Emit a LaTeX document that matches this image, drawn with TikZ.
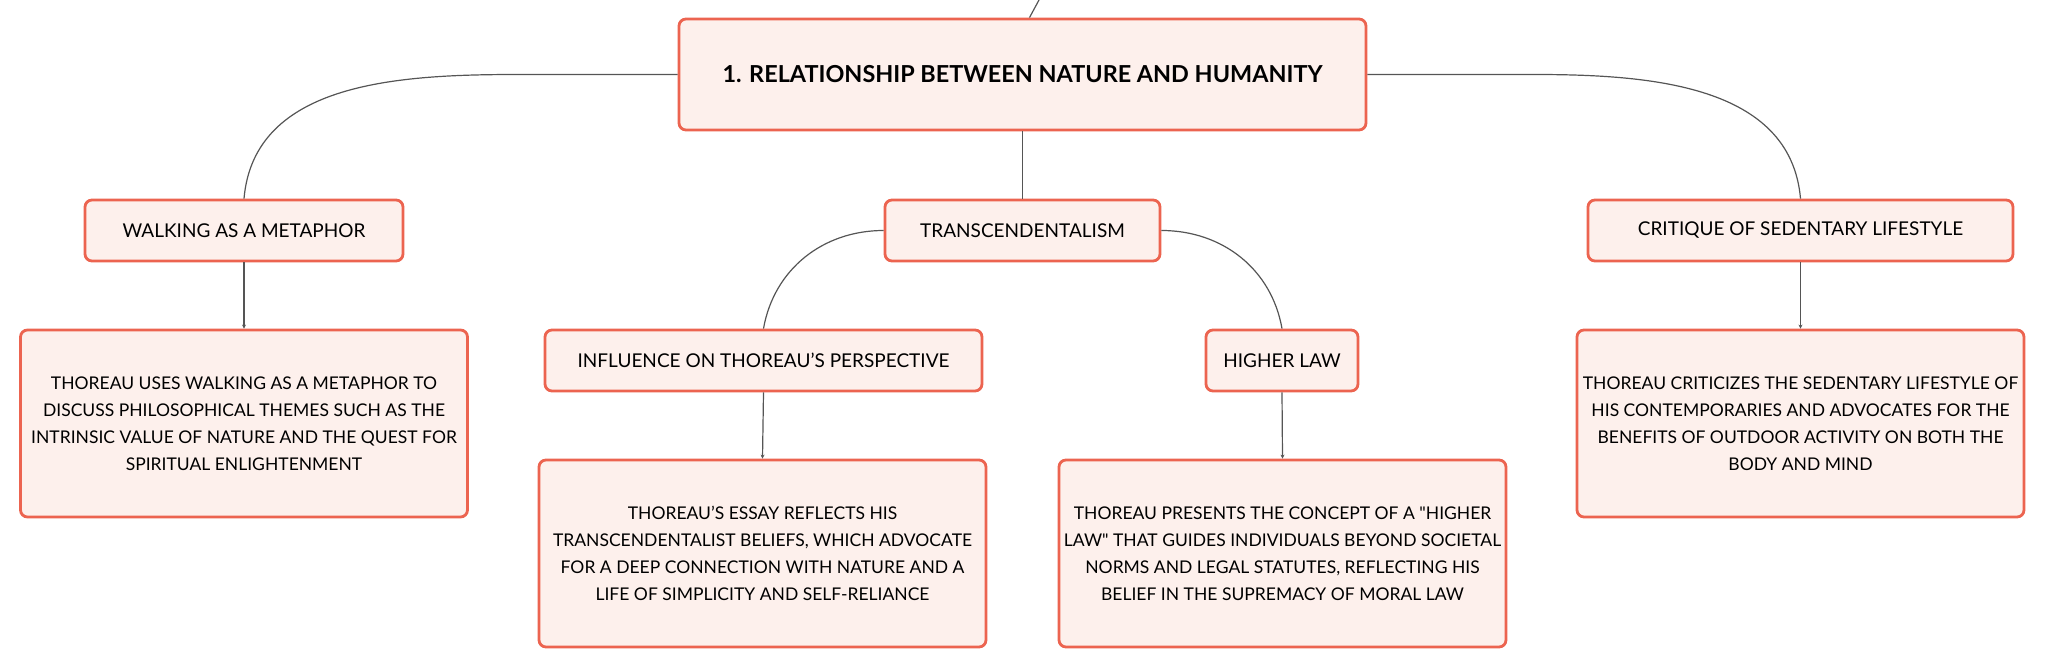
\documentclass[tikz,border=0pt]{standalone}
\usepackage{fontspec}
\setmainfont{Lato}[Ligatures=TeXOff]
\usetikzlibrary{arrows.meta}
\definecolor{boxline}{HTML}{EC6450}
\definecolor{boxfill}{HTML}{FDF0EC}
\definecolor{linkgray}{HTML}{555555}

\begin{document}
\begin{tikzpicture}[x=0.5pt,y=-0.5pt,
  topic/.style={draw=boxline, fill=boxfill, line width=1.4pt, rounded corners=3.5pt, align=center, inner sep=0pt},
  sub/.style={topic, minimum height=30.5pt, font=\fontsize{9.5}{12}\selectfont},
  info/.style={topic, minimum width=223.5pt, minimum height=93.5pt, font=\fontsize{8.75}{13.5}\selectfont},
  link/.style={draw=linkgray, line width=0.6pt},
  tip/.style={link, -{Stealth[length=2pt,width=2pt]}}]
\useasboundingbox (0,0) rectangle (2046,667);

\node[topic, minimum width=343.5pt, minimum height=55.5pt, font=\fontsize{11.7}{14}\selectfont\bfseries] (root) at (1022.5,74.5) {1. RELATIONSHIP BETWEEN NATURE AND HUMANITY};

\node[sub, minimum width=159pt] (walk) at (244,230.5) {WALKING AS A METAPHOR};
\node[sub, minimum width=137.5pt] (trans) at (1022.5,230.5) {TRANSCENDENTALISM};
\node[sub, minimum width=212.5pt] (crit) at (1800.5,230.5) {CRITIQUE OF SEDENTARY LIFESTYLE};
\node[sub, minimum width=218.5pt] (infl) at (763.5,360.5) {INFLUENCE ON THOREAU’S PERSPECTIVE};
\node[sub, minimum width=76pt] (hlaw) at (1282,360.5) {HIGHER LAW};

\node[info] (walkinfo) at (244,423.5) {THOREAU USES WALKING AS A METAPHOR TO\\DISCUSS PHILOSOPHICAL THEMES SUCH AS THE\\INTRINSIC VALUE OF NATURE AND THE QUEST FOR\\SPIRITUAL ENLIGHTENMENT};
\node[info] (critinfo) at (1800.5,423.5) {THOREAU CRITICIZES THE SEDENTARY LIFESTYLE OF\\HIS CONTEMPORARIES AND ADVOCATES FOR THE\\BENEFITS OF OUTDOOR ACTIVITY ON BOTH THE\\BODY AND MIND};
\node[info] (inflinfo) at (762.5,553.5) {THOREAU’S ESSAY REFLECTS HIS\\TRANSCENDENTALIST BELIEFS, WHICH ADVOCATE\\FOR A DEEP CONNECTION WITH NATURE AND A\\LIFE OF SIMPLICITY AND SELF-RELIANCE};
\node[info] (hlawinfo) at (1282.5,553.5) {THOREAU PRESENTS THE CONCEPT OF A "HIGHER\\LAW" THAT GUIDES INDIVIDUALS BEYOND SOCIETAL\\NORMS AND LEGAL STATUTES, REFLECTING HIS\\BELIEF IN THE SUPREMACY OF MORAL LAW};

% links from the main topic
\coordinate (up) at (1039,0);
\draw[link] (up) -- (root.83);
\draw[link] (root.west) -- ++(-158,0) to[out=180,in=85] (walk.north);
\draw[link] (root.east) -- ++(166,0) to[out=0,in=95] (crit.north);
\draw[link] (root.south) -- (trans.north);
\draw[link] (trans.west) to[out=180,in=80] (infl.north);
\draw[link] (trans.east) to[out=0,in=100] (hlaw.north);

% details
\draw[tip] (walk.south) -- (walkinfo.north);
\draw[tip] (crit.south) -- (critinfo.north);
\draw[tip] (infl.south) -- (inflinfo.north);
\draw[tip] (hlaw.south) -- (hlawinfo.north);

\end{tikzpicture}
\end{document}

● ● ●

**Problem**
Go through the listing above and quote it exactly, apart from its images.

**Task solution**
Emit a LaTeX document that matches this image, drawn with TikZ.
\documentclass[tikz,border=0pt]{standalone}
\usepackage{fontspec}
\setmainfont{Lato}[Ligatures=TeXOff]
\usetikzlibrary{arrows.meta}
\definecolor{boxline}{HTML}{EC6450}
\definecolor{boxfill}{HTML}{FDF0EC}
\definecolor{linkgray}{HTML}{555555}

\begin{document}
\begin{tikzpicture}[x=0.5pt,y=-0.5pt,
  topic/.style={draw=boxline, fill=boxfill, line width=1.4pt, rounded corners=3.5pt, align=center, inner sep=0pt},
  sub/.style={topic, minimum height=30.5pt, font=\fontsize{9.5}{12}\selectfont},
  info/.style={topic, minimum width=223.5pt, minimum height=93.5pt, font=\fontsize{8.75}{13.5}\selectfont},
  link/.style={draw=linkgray, line width=0.6pt},
  tip/.style={link, -{Stealth[length=2pt,width=2pt]}}]
\useasboundingbox (0,0) rectangle (2046,667);

\node[topic, minimum width=343.5pt, minimum height=55.5pt, font=\fontsize{11.7}{14}\selectfont\bfseries] (root) at (1022.5,74.5) {1. RELATIONSHIP BETWEEN NATURE AND HUMANITY};

\node[sub, minimum width=159pt] (walk) at (244,230.5) {WALKING AS A METAPHOR};
\node[sub, minimum width=137.5pt] (trans) at (1022.5,230.5) {TRANSCENDENTALISM};
\node[sub, minimum width=212.5pt] (crit) at (1800.5,230.5) {CRITIQUE OF SEDENTARY LIFESTYLE};
\node[sub, minimum width=218.5pt] (infl) at (763.5,360.5) {INFLUENCE ON THOREAU’S PERSPECTIVE};
\node[sub, minimum width=76pt] (hlaw) at (1282,360.5) {HIGHER LAW};

\node[info] (walkinfo) at (244,423.5) {THOREAU USES WALKING AS A METAPHOR TO\\DISCUSS PHILOSOPHICAL THEMES SUCH AS THE\\INTRINSIC VALUE OF NATURE AND THE QUEST FOR\\SPIRITUAL ENLIGHTENMENT};
\node[info] (critinfo) at (1800.5,423.5) {THOREAU CRITICIZES THE SEDENTARY LIFESTYLE OF\\HIS CONTEMPORARIES AND ADVOCATES FOR THE\\BENEFITS OF OUTDOOR ACTIVITY ON BOTH THE\\BODY AND MIND};
\node[info] (inflinfo) at (762.5,553.5) {THOREAU’S ESSAY REFLECTS HIS\\TRANSCENDENTALIST BELIEFS, WHICH ADVOCATE\\FOR A DEEP CONNECTION WITH NATURE AND A\\LIFE OF SIMPLICITY AND SELF-RELIANCE};
\node[info] (hlawinfo) at (1282.5,553.5) {THOREAU PRESENTS THE CONCEPT OF A "HIGHER\\LAW" THAT GUIDES INDIVIDUALS BEYOND SOCIETAL\\NORMS AND LEGAL STATUTES, REFLECTING HIS\\BELIEF IN THE SUPREMACY OF MORAL LAW};

% links from the main topic
\coordinate (up) at (1039,0);
\draw[link] (up) -- (root.83);
\draw[link] (root.west) -- ++(-158,0) to[out=180,in=85] (walk.north);
\draw[link] (root.east) -- ++(166,0) to[out=0,in=95] (crit.north);
\draw[link] (root.south) -- (trans.north);
\draw[link] (trans.west) to[out=180,in=80] (infl.north);
\draw[link] (trans.east) to[out=0,in=100] (hlaw.north);

% details
\draw[tip] (walk.south) -- (walkinfo.north);
\draw[tip] (crit.south) -- (critinfo.north);
\draw[tip] (infl.south) -- (inflinfo.north);
\draw[tip] (hlaw.south) -- (hlawinfo.north);

\end{tikzpicture}
\end{document}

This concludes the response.